Tuesday, March 12, 2013

New U.S. News rankings.

Read, emote, carp.

ADDED: From Above the Law:
For better or for worse, these rankings set the presumptions of law school effectiveness for the next year. Students will overwhelmingly go to the best school that they can get into on this list, regardless of region or cost. Students who don’t go to the best ranked school they can get into will expect generous scholarship packages from lower ranked schools, meaning that students with worse starting credentials will end up subsidizing students with better credentials.
This makes it painful if the school you picked because of its rank drops below the school you rejected. Of course, it's self-inflicted pain. No one made you rely on the rankings, and you knew the rankings would change every year. Imagine if you picked Stanford over Harvard. Suddenly, you should have picked Harvard over Stanford. (Stanford and Harvard are now tied at #2. Last year, Stanford had the 2 position and Harvard was 3.)

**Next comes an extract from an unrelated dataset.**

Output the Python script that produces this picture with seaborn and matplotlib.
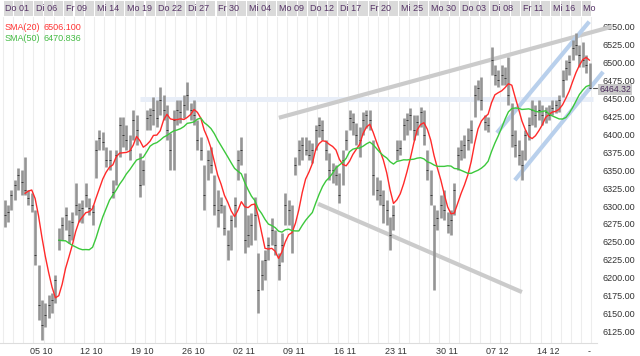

Here are the rankings by "peer reputation," which are preferred by those at schools who do better by this metric, which is based on a survey of "law school deans, deans of academic affairs, chairs of faculty appointments, and the most recently tenured faculty members [who] were asked to rate programs on a scale from marginal (1) to outstanding (5). Those individuals who did not know enough about a school to evaluate it fairly were asked to mark 'don't know.'" Think that's better than the hard variables like the LSATs and GPAs of the students?